Need help designing a proper sql query

I have this table:
DebitDate | DebitTypeID | DebitPrice | DebitQuantity
----------------------------------------------------
40577 1 50 3
40577 1 100 1
40577 2 75 2
40578 1 50 2
40578 2 150 2
I would like to get with a single query (if that's possible), these details:
date, debit_id, total_sum_of_same_debit, how_many_debits_per_day
so from the example above i would get:
40577, 1, (50*3)+(100*1), 2 (because 40577 has 1 and 2 so total of 2 debits per this day)
40577, 2, (75*2), 2 (because 40577 has 1 and 2 so total of 2 debits per this day)
40578, 1, (50*2), 2 (because 40578 has 1 and 2 so total of 2 debits per this day)
40578, 2, (150*2), 2 (because 40578 has 1 and 2 so total of 2 debits per this day)
So i have this sql query:
SELECT DebitDate, DebitTypeID, SUM(DebitPrice*DebitQuantity) AS TotalSum
FROM DebitsList
GROUP BY DebitDate, DebitTypeID, DebitPrice, DebitQuantity
And now i'm having trouble and i'm not sure where to put the count for the last info i need.

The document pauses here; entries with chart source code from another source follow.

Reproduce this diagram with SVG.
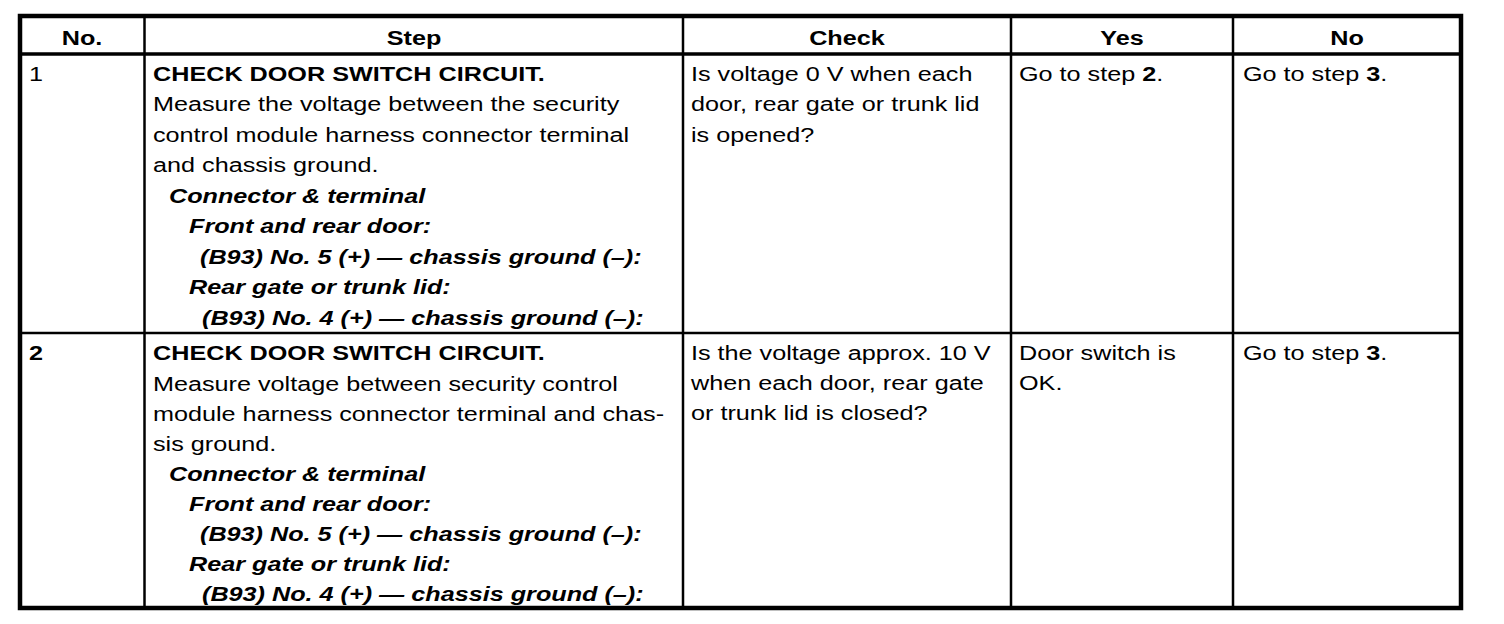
<svg xmlns="http://www.w3.org/2000/svg" width="1504" height="624" viewBox="0 0 1504 624">
<style>
  text { font-family: "Liberation Sans", Arial, Helvetica, sans-serif; font-size: 21px; fill: #000; }
  .h { font-weight: bold; text-anchor: middle; }
  .b { font-weight: bold; }
  .bi { font-weight: bold; font-style: italic; }
  .outer { fill: none; stroke: #000; stroke-width: 4.5; }
  .thick { stroke: #000; stroke-width: 3.5; }
  .thin { stroke: #000; stroke-width: 2.5; }
</style>
<rect width="1504" height="624" fill="#fff"/>
<g id="grid">
  <line class="thick" x1="20" y1="54" x2="1461" y2="54"/>
  <line class="thin" x1="20" y1="333" x2="1461" y2="333"/>
  <line class="thin" x1="144.5" y1="16" x2="144.5" y2="608"/>
  <line class="thin" x1="683" y1="16" x2="683" y2="608"/>
  <line class="thin" x1="1011" y1="16" x2="1011" y2="608"/>
  <line class="thin" x1="1233" y1="16" x2="1233" y2="608"/>
  <rect class="outer" x="20" y="16" width="1441" height="592"/>
</g>
<g transform="scale(1.2 1)">
  <g id="header">
    <text class="h" x="68.33" y="45">No.</text>
    <text class="h" x="345" y="45">Step</text>
    <text class="h" x="705.83" y="45">Check</text>
    <text class="h" x="935" y="45">Yes</text>
    <text class="h" x="1122.5" y="45">No</text>
  </g>
  <g id="row1">
    <text x="24.17" y="81">1</text>
    <text class="b" x="127.5" y="81">CHECK DOOR SWITCH CIRCUIT.</text>
    <text x="127.5" y="111.5">Measure the voltage between the security</text>
    <text x="127.5" y="142">control module harness connector terminal</text>
    <text x="127.5" y="172.5">and chassis ground.</text>
    <text class="bi" x="140.83" y="203">Connector &amp; terminal</text>
    <text class="bi" x="157.5" y="233.5">Front and rear door:</text>
    <text class="bi" x="166.67" y="264">(B93) No. 5 (+) — chassis ground (–):</text>
    <text class="bi" x="157.5" y="294.5">Rear gate or trunk lid:</text>
    <text class="bi" x="168.33" y="325">(B93) No. 4 (+) — chassis ground (–):</text>
    <text x="575.83" y="81">Is voltage 0 V when each</text>
    <text x="575.83" y="111.5">door, rear gate or trunk lid</text>
    <text x="575.83" y="142">is opened?</text>
    <text x="849.17" y="81">Go to step <tspan class="b">2</tspan>.</text>
    <text x="1035.83" y="81">Go to step <tspan class="b">3</tspan>.</text>
  </g>
  <g id="row2">
    <text class="b" x="24.17" y="360">2</text>
    <text class="b" x="127.5" y="360">CHECK DOOR SWITCH CIRCUIT.</text>
    <text x="127.5" y="391">Measure voltage between security control</text>
    <text x="127.5" y="421">module harness connector terminal and chas-</text>
    <text x="127.5" y="451">sis ground.</text>
    <text class="bi" x="140.83" y="481">Connector &amp; terminal</text>
    <text class="bi" x="157.5" y="511">Front and rear door:</text>
    <text class="bi" x="166.67" y="541">(B93) No. 5 (+) — chassis ground (–):</text>
    <text class="bi" x="157.5" y="571">Rear gate or trunk lid:</text>
    <text class="bi" x="168.33" y="601">(B93) No. 4 (+) — chassis ground (–):</text>
    <text x="575.83" y="360">Is the voltage approx. 10 V</text>
    <text x="575.83" y="390">when each door, rear gate</text>
    <text x="575.83" y="420">or trunk lid is closed?</text>
    <text x="849.17" y="360">Door switch is</text>
    <text x="849.17" y="390">OK.</text>
    <text x="1035.83" y="360">Go to step <tspan class="b">3</tspan>.</text>
  </g>
</g>
</svg>
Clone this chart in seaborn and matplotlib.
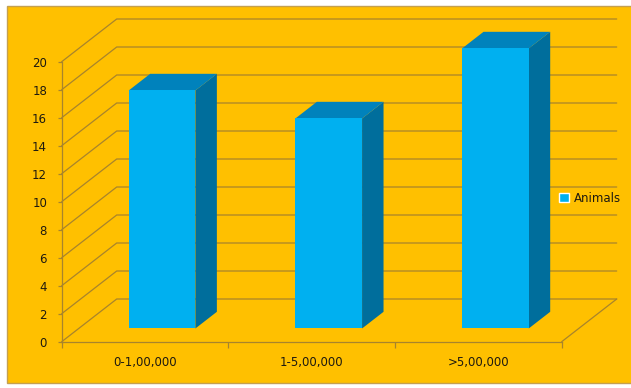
import matplotlib
matplotlib.use("Agg")
import matplotlib.pyplot as plt
import matplotlib.transforms as mtrans
from matplotlib.patches import Polygon, Rectangle
import seaborn as sns
import pandas as pd

# ---- data ----
categories = ["0-1,00,000", "1-5,00,000", ">5,00,000"]
values = [17, 15, 20]
series = ["Animals", "Animals", "Animals"]
yticks = list(range(0, 21, 2))

# ---- style ----
ORANGE = "#FFC000"
FRONT = "#00B0F0"
TOP = "#0082BC"
SIDE = "#006E9C"
GRID = "#A8842C"
TEXT = "#1E1A10"

sns.set_theme(style="white")
plt.rcParams["font.family"] = ["DejaVu Sans"]

fig = plt.figure(figsize=(6.31, 3.88), dpi=100)
fig.patch.set_facecolor("white")
bg = Rectangle((7 / 631, 5 / 388), 1.0, 377 / 388, transform=fig.transFigure,
               facecolor=ORANGE, edgecolor="#C4A050", lw=1.0, zorder=-10)
fig.patches.append(bg)

ax = fig.add_axes([61.7 / 631, (388 - 341.7) / 388, 500 / 631, 280 / 388])
ax.set_zorder(1)
ax.patch.set_alpha(0)

df = pd.DataFrame({"Range": categories, "Count": values, "Series": series})
sns.barplot(data=df, x="Range", y="Count", hue="Series", palette=[FRONT], width=0.4,
            dodge=False, saturation=1, ax=ax, legend=True, zorder=3)
ax.set_xlim(-0.5, 2.5)
ax.set_ylim(0, 20)

# oblique depth (data units)
DX, DY = 0.33, 3.05          # full depth of floor / walls
FX, FY = 0.31 * DX, 0.31 * DY  # bar front plane
SX, SY = 0.39 * DX, 0.39 * DY  # bar depth

# gridlines on left and back walls
for v in yticks:
    ax.plot([-0.5, -0.5 + DX, 2.5 + DX], [v, v + DY, v + DY], color=GRID, lw=0.9,
            clip_on=False, zorder=1)
# floor right edge
ax.plot([2.5, 2.5 + DX], [0, DY], color=GRID, lw=0.9, clip_on=False, zorder=1)

# bars: shift front faces and add top / side faces
shift = mtrans.Affine2D().translate(FX, FY) + ax.transData
for p in list(ax.patches):
    x0, w, h = p.get_x(), p.get_width(), p.get_height()
    p.set_transform(shift)
    p.set_clip_on(False)
    p.set_edgecolor("none")
    p.set_zorder(5)
    side = Polygon([(x0 + w, 0), (x0 + w + SX, SY), (x0 + w + SX, h + SY), (x0 + w, h)],
                   closed=True, facecolor=SIDE, edgecolor="none", transform=shift,
                   clip_on=False, zorder=4)
    top = Polygon([(x0, h), (x0 + SX, h + SY), (x0 + w + SX, h + SY), (x0 + w, h)],
                  closed=True, facecolor=TOP, edgecolor="none", transform=shift,
                  clip_on=False, zorder=4)
    ax.add_patch(side)
    ax.add_patch(top)

# axes styling
for s in ["top", "right"]:
    ax.spines[s].set_visible(False)
for s in ["left", "bottom"]:
    ax.spines[s].set_color(GRID)
    ax.spines[s].set_linewidth(0.9)
    ax.spines[s].set_zorder(2)

ax.set_yticks(yticks)
ax.set_yticklabels([str(v) for v in yticks])
ax.set_xticks([0, 1, 2])
ax.set_xticklabels(categories)
ax.set_xticks([-0.5, 0.5, 1.5, 2.5], minor=True)
ax.tick_params(axis="y", which="major", direction="out", length=3, width=0.9, color=GRID,
               left=True, pad=7.5, labelsize=8.5, labelcolor=TEXT)
ax.tick_params(axis="x", which="major", length=0, pad=10, labelsize=8.5, labelcolor=TEXT)
ax.tick_params(axis="x", which="minor", direction="out", length=4, width=0.9, color=GRID,
               bottom=True)
ax.set_xlabel("")
ax.set_ylabel("")

sns.move_legend(ax, loc="center left", bbox_to_anchor=(559 / 631, 1 - 198 / 388),
                bbox_transform=fig.transFigure, frameon=False, title=None,
                handlelength=0.85, handleheight=0.85, handletextpad=0.45, fontsize=8.5,
                borderaxespad=0, borderpad=0)
for t in ax.get_legend().get_texts():
    t.set_color(TEXT)

fig.savefig("out.png", dpi=100, facecolor=fig.get_facecolor())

You would need a correlated subquery to get this new column. You also need to drop DebitPrice and DebitQuantity from the GROUP BY clause for it to work.
SELECT DebitDate,
DebitTypeID,
SUM(DebitPrice*DebitQuantity) AS TotalSum,
( select Count(distinct E.DebitTypeID)
from DebitsList E
where E.DebitDate=D.DebitDate) as CountDebits
FROM DebitsList D
GROUP BY DebitDate, DebitTypeID
I think this can help you.
SELECT DebitDate, SUM(DebitPrice*DebitQuantity) AS TotalSum, Count(DebitDate) as DebitDateCount
FROM DebitsList where DebitTypeID = 1
GROUP BY DebitDate